COAG must set a path to justice for people with disability by: Faith Valencia
The Senate Community Affairs Committee took up the topic after significant concerns about indefinite detention were raised in the 2015 Abuse Inquiry hearings.
No one doubts that these are complex and difficult questions for our governments to address. Yet we cannot shirk away from the reality that in many cases the current approach is not only unjust but is simply not working.
The Senate Report sets out a comprehensive roadmap for change, with solutions that have already been tried, tested and shown to work in an Australian context. What remains now is for a national framework to be applied so that people with intellectual disability and mental illness have access to fair and just treatment in the justice system, regardless of where they live. And this is where COAG has a vital role to play.
It is of great concern that such a large number of Australians with a disability are being detained indefinitely without a conviction, and with no pathway to release. It is time for governments to take action and address a situation where people can virtually be imprisoned for life, having never faced a trial.
Most Australians would be horrified to understand that the only form of indefinite detention that is legal in Australia is reserved for people with intellectual disability or mental illness.
This happens because our forensic mental health framework uses mental health legislation to deal with people who have cognitive impairment.
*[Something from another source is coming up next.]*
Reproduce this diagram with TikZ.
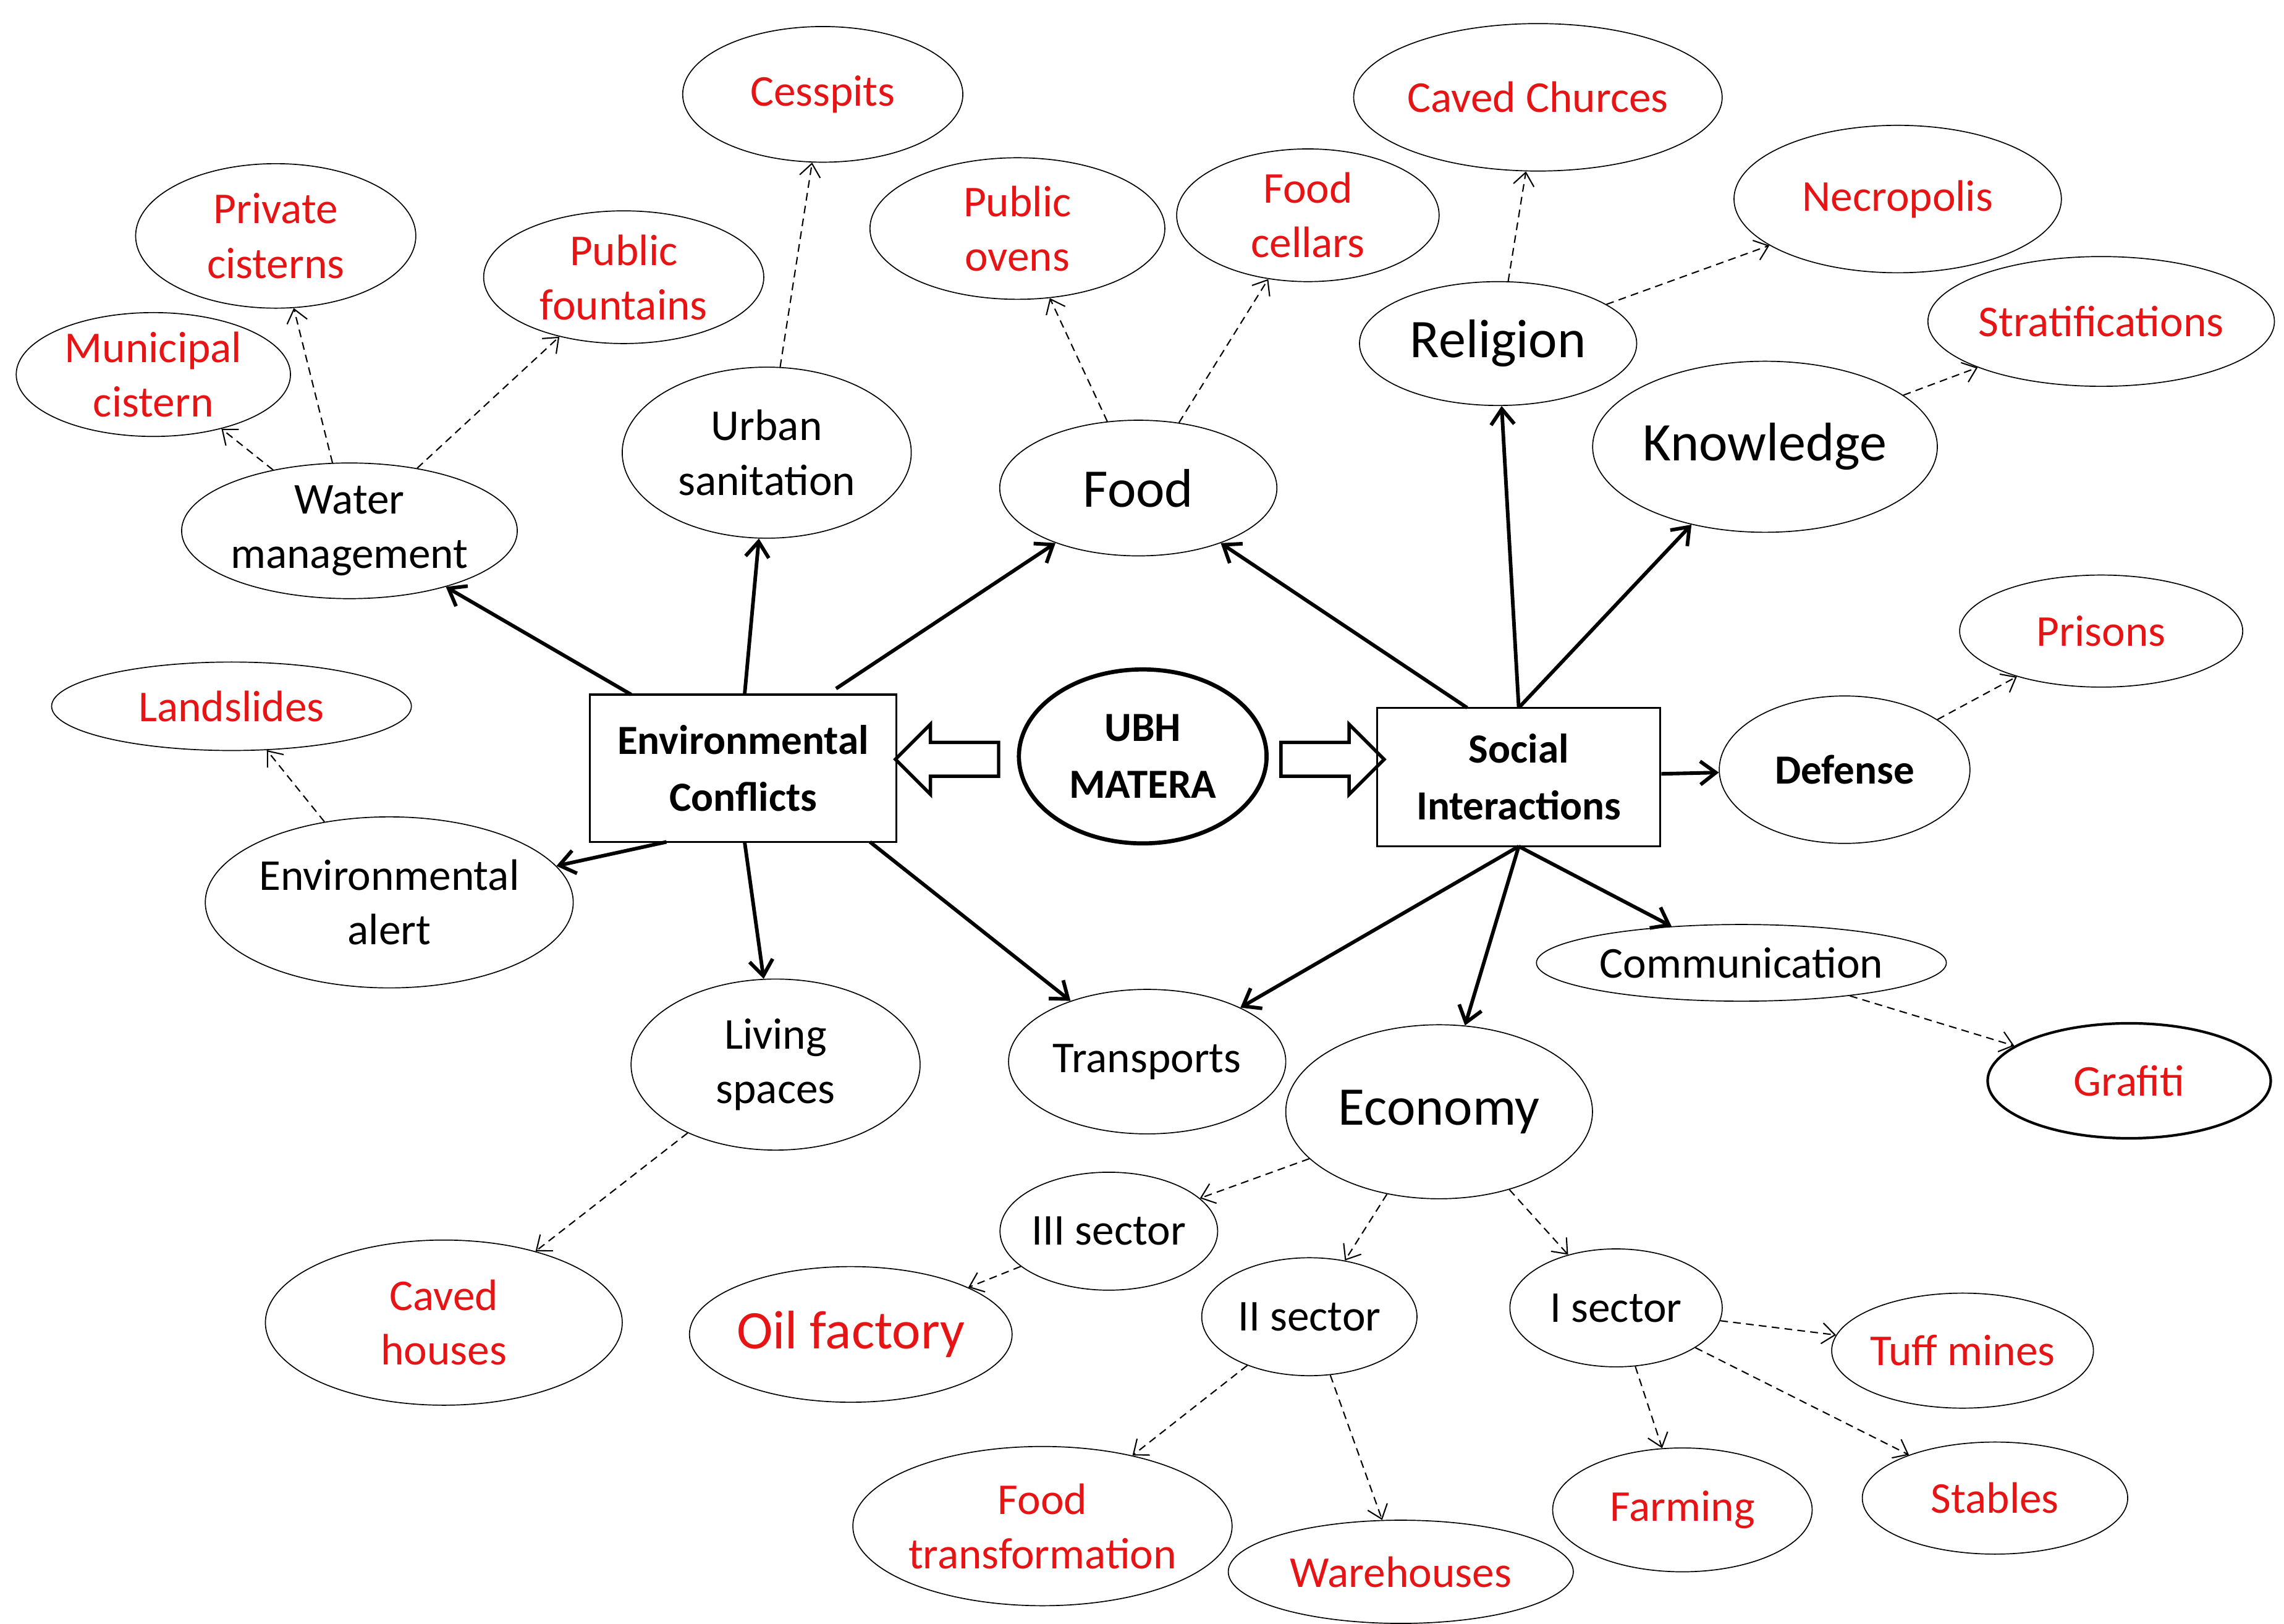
\documentclass[tikz,border=0pt]{standalone}
\usepackage{fontspec}
\setmainfont{Carlito}
\usetikzlibrary{shapes.geometric,shapes.arrows,arrows.meta}
\definecolor{rd}{RGB}{230,20,20}
\begin{document}
\begin{tikzpicture}[x=0.02cm,y=-0.02cm,
 e/.style={ellipse,draw,inner sep=0pt,align=center,font=\fontsize{17}{21}\selectfont},
 r/.style={e,text=rd},
 big/.style={font=\fontsize{21}{25}\selectfont},
 bx/.style={draw,thick,align=center,inner sep=0pt,font=\bfseries\fontsize{16}{22}\selectfont},
 s/.style={-{Straight Barb[length=6pt,width=9pt]},line width=1.4pt},
 d/.style={-{Straight Barb[length=5pt,width=8pt]},densely dashed,line width=0.5pt}]
\useasboundingbox (0,0) rectangle (1549,1101);
\node[e,thick,line width=1.6pt,minimum width=3.36cm,minimum height=2.36cm,font=\bfseries\fontsize{16}{22}\selectfont] (ubh) at (775,513) {UBH\\MATERA};
\node[bx,minimum width=4.16cm,minimum height=2cm] (env) at (504,521) {Environmental\\Conflicts};
\node[bx,minimum width=3.84cm,minimum height=1.88cm] (soc) at (1030,527) {Social\\Interactions};
\node[single arrow,draw,line width=1.3pt,minimum height=1.4cm,minimum width=0.95cm,single arrow head extend=0.15cm,shape border rotate=180] at (648,515) {};
\node[single arrow,draw,line width=1.3pt,minimum height=1.4cm,minimum width=0.95cm,single arrow head extend=0.15cm] at (898,515) {};
\def\N#1#2#3#4#5#6#7{\node[#1,minimum width=#4*0.02cm,minimum height=#5*0.02cm] (#6) at (#2,#3) {#7};}
\N{e}{237}{360}{206}{92}{wm}{Water\\management}
\N{r}{104}{254}{186}{84}{mc}{Municipal\\cistern}
\N{r}{187}{160}{190}{98}{pc}{Private\\cisterns}
\N{r}{423}{188}{190}{90}{pf}{Public\\fountains}
\N{r}{558}{64}{190}{92}{ce}{Cesspits}
\N{e}{520}{307}{196}{116}{us}{Urban\\sanitation}
\N{e,big}{772}{331}{188}{92}{fo}{Food}
\N{r}{690}{155}{200}{96}{po}{Public\\ovens}
\N{r}{887}{146}{178}{90}{fc}{Food\\cellars}
\N{r}{1043}{66}{214}{100}{cc}{Caved Churces}
\N{e,big}{1016}{233}{188}{84}{re}{Religion}
\N{r}{1287}{135}{222}{100}{ne}{Necropolis}
\N{r}{1425}{218}{218}{88}{st}{Stratifications}
\N{e,big}{1197}{303}{222}{116}{kn}{Knowledge}
\N{r}{1425}{428}{192}{76}{pr}{Prisons}
\N{e,font=\bfseries\fontsize{16}{22}\selectfont}{1251}{522}{170}{100}{de}{Defense}
\N{r}{157}{479}{244}{60}{la}{Landslides}
\N{e}{264}{612}{224}{116}{ea}{Environmental\\alert}
\N{e}{526}{722}{196}{116}{ls}{Living\\spaces}
\N{e}{778}{720}{188}{98}{tr}{Transports}
\N{e}{1181}{653}{278}{52}{co}{Communication}
\N{r,line width=1pt}{1444}{733}{192}{78}{gr}{Grafiti}
\N{e,big}{976}{754}{208}{118}{ec}{Economy}
\N{e}{752}{835}{146}{80}{s3}{III sector}
\N{r,big}{577}{905}{204}{92}{of}{Oil factory}
\N{e}{888}{893}{146}{80}{s2}{II sector}
\N{e}{1096}{887}{144}{80}{s1}{I sector}
\N{r}{1331}{916}{170}{78}{tm}{Tuff mines}
\N{r}{301}{897}{242}{112}{ch}{Caved\\houses}
\N{r}{707}{1035}{234}{108}{ft}{Food\\transformation}
\N{r}{950}{1066}{234}{70}{wh}{Warehouses}
\N{r}{1141}{1024}{176}{84}{fa}{Farming}
\N{r}{1353}{1016}{180}{76}{sb}{Stables}
\coordinate (e1) at (428,471); \coordinate (e2) at (505,471); \coordinate (e3) at (567,467);
\coordinate (e4) at (452,571); \coordinate (e5) at (505,571); \coordinate (e6) at (590,571);
\coordinate (t1) at (1030,480); \coordinate (t2) at (1030,574); \coordinate (t3) at (995,480);
\foreach \a/\b in {e1/wm,e2/us,e3/fo,e4/ea,e5/ls,e6/tr,t3/fo,t1/re,t1/kn,soc/de,t2/co,t2/tr,t2/ec}
  \draw[s] (\a) -- (\b);
\foreach \a/\b in {wm/mc,wm/pc,wm/pf,us/ce,fo/po,fo/fc,re/cc,re/ne,kn/st,de/pr,ea/la,ls/ch,co/gr,ec/s3,ec/s2,ec/s1,s3/of,s2/ft,s2/wh,s1/tm,s1/fa,s1/sb}
  \draw[d] (\a) -- (\b);
\end{tikzpicture}
\end{document}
The legislation is meant to provide a pathway to release for people whose condition improves through detention and treatment.
And yet we understand very well that cognitive impairment is generally a permanent condition that will not respond to treatment. That means a treatment order is the equivalent of indefinite detention without a conviction. Who else in Australia would be subjected to this kind of outcome in the justice system?
We also know that many people who face the court for other reasons are given community sentences. This option should also be available for people with intellectual disability and mental illness and could include mandated therapy rather than community service.
These are invidious choices, created by the lack of supportive, secure facilities that would often be a far more suitable option.
The Senate Committee’s Report is both shocking and informative. There are many aspects of this issue which are not immediately apparent to the general public, but they are worth deeper consideration in the public discourse of a just and fair society.
Therapeutic interventions are often more appropriate than prison and will deliver outcomes in keeping with community expectations.
Wherever appropriate, therapeutic interventions should be made available to people on forensic orders in the justice system. We believe that people with intellectual disability or mental illness should be supported in a suitable, therapeutically focussed environment rather than incarcerated in punitive maximum security environments. Prisons can exacerbate mental illness or create emotional disruption. This is compounded by the fact that individuals are imprisoned with limited understanding of why, few clear avenues to release, and are often guarded by officers with no understanding of how to manage the individual’s unique needs.
Screening, and best practice models of support and diversion should be offered in all jurisdictions.
Victoria has developed what we consider to be the best practice model for support and diversionary service for people with cognitive impairment. Other jurisdictions should adopt this model, along with appropriate screening and diagnostic tools when people first enter the criminal justice system, to help identify people with mental illness, cognitive impairment, hearing loss and foetal alcohol syndrome disorder. Armed with this understanding, various elements of the justice system can adjust accordingly.
Effective early intervention is the most effective long-term solution for indefinite detention.
The provision of effective early intervention would have a major impact in addressing and arresting the development of forensic issues at a young age. In many instances early intervention would prevent people from entering the criminal justice system at all. It would also benefit the community at large by reducing public spending in the criminal justice system and on sustaining indefinite detentions.
Following the work of the committee and the release of their report this week, it’s vital that these issues are not allowed to fade into the background.
While people are still being detained without trial and without any hope of release, we must be honest and acknowledge that we have not yet created a just and fair society for all.
It’s time the Council Of Australian Governments began building a pathway to justice that is accessible to all.